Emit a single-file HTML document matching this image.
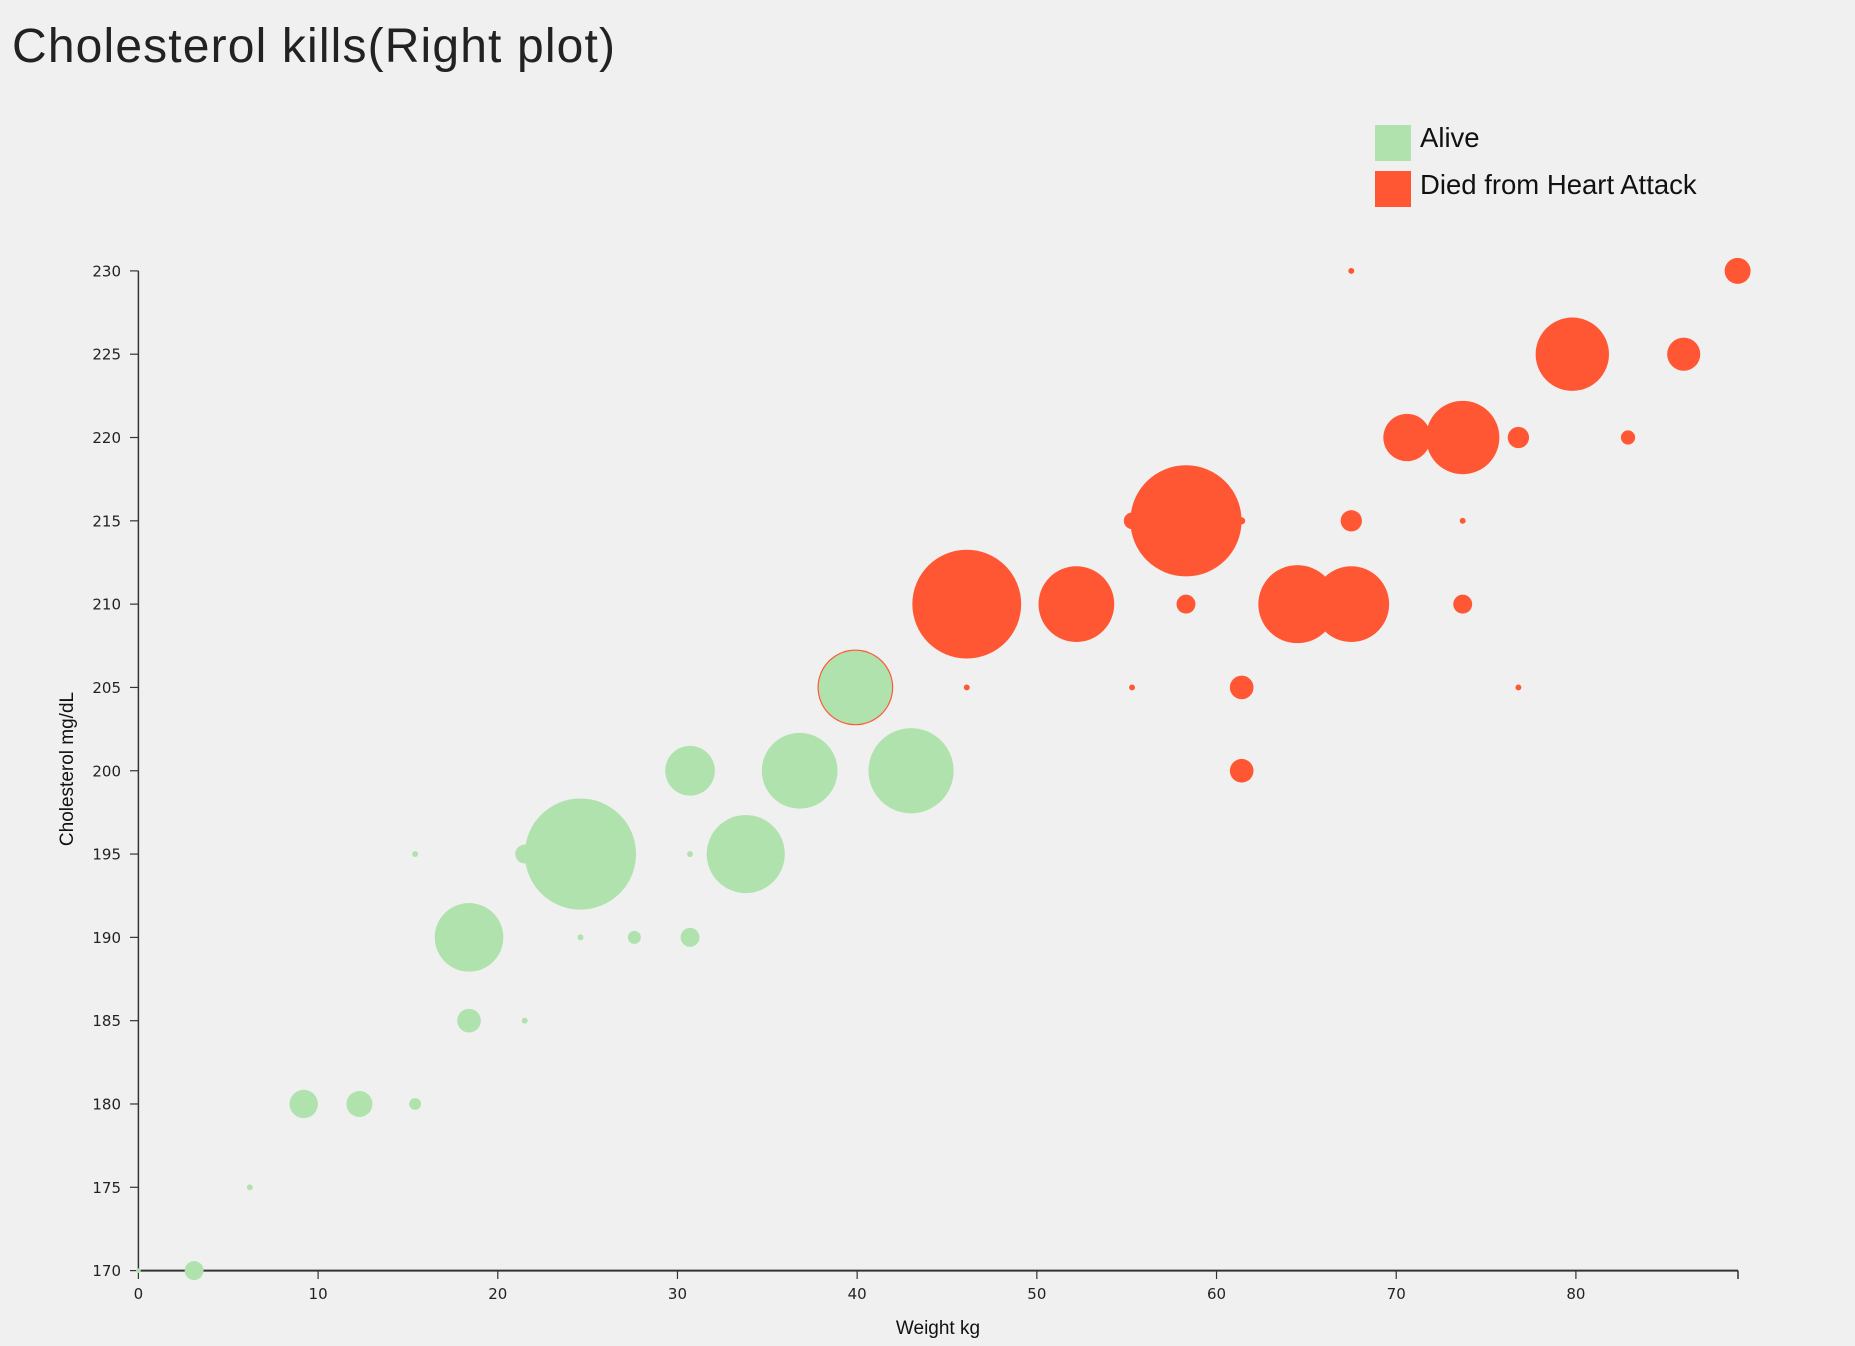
<!DOCTYPE html>
<html><head><meta charset="utf-8"><style>
html,body{margin:0;padding:0;background:#f0f0f0;}
svg{display:block;}
</style></head><body>
<svg id="chart" width="1855" height="1346" xmlns="http://www.w3.org/2000/svg">
<rect width="1855" height="1346" fill="#f0f0f0"/>
<text x="12" y="62" font-family="Liberation Sans, sans-serif" font-size="48" fill="#222" textLength="603">Cholesterol kills(Right plot)</text>
<g>
<rect x="1375" y="125" width="36" height="36" fill="#b0e2ae"/>
<text x="1420" y="147" font-family="Liberation Sans, sans-serif" font-size="27.5" fill="#111">Alive</text>
<rect x="1375" y="171" width="36" height="36" fill="#ff5733"/>
<text x="1420" y="194" font-family="Liberation Sans, sans-serif" font-size="27.5" fill="#111">Died from Heart Attack</text>
</g>
<g id="axes"></g>
<g id="marks"></g>
<text x="938" y="1334" text-anchor="middle" font-family="Liberation Sans, sans-serif" font-size="19" fill="#111">Weight kg</text>
<text transform="translate(73,769) rotate(-90)" text-anchor="middle" font-family="Liberation Sans, sans-serif" font-size="19" fill="#111">Cholesterol mg/dL</text>
</svg>
<script>
const xTicks = [0,10,20,30,40,50,60,70,80];
const yTicks = [170,175,180,185,190,195,200,205,210,215,220,225,230];
const aliveWeight = [0,3.1,6.2,9.2,12.3,15.4,15.4,18.4,18.4,21.5,21.5,24.6,24.6,27.6,30.7,30.7,30.7,33.8,36.8,39.9,43];
const aliveChol = [170,170,175,180,180,180,195,185,190,185,195,195,190,190,190,195,200,195,200,205,200];
const aliveSize = [2,8,2.5,12,11,5,2.5,10,29,2.5,8,47,2.5,5.5,8,2.5,21,33,32,31,36];
const diedWeight = [39.9,46.1,46.1,52.2,55.3,55.3,58.3,58.3,61.4,61.4,61.4,64.5,67.5,67.5,67.5,70.6,73.7,73.7,73.7,76.8,76.8,79.8,82.9,86,89];
const diedChol = [205,210,205,210,215,205,215,210,215,205,200,210,210,215,230,220,220,215,210,220,205,225,220,225,230];
const diedSize = [32,46,2.5,32,7,2.5,47,8,3,10,10,33,32,9,2.5,20,31,2.5,8,9,2.5,31,6,14,11];

const NS='http://www.w3.org/2000/svg';
const K=1855/1568;
const xs=v=>138.4+v*(1575.9-138.4)/80;
const ys=v=>1270.6-(v-170)*(1270.6-270.9)/60;
const axes=document.getElementById('axes');
const marks=document.getElementById('marks');
function mk(tag,attrs,parent){const e=document.createElementNS(NS,tag);for(const k in attrs)e.setAttribute(k,attrs[k]);parent.appendChild(e);return e;}

const xl=mk('line',{x1:138.4,y1:1270.6,x2:1738,y2:1270.6,stroke:'#333','stroke-width':2},axes);


const xe=mk('line',{x1:1738,y1:1270.6,x2:1738,y2:1279,stroke:'#333','stroke-width':1.5},axes);


const yl=mk('line',{x1:138.4,y1:270.9,x2:138.4,y2:1270.6,stroke:'#333','stroke-width':1.5},axes);


xTicks.forEach(t=>{
  const l=mk('line',{x1:xs(t),y1:1270.6,x2:xs(t),y2:1279,stroke:'#333','stroke-width':1.2},axes);
  
  
  const tx=mk('text',{x:xs(t),y:1299,'text-anchor':'middle','font-family':'DejaVu Sans, sans-serif','font-size':15,fill:'#222'},axes);
  tx.textContent=t;
  
  
});
yTicks.forEach(t=>{
  const l=mk('line',{x1:130,y1:ys(t),x2:138.4,y2:ys(t),stroke:'#333','stroke-width':1.2},axes);
  
  
  const tx=mk('text',{x:121,y:ys(t)+5.5,'text-anchor':'end','font-family':'DejaVu Sans, sans-serif','font-size':15,fill:'#222'},axes);
  tx.textContent=t;
  
  
});
diedWeight.forEach((w,i)=>{
  const c=mk('circle',{cx:xs(w),cy:ys(diedChol[i]),r:diedSize[i]*K,fill:'#ff5733'},marks);
  
  
});
aliveWeight.forEach((w,i)=>{
  const c=mk('circle',{cx:xs(w),cy:ys(aliveChol[i]),r:aliveSize[i]*K,fill:'#b0e2ae'},marks);
  
  
});
</script>
</body></html>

__TASK DIRECTIONS__. How many lines of the listing include the string "document"? Answer with the number alone.

__TASK SOLUTION__. 4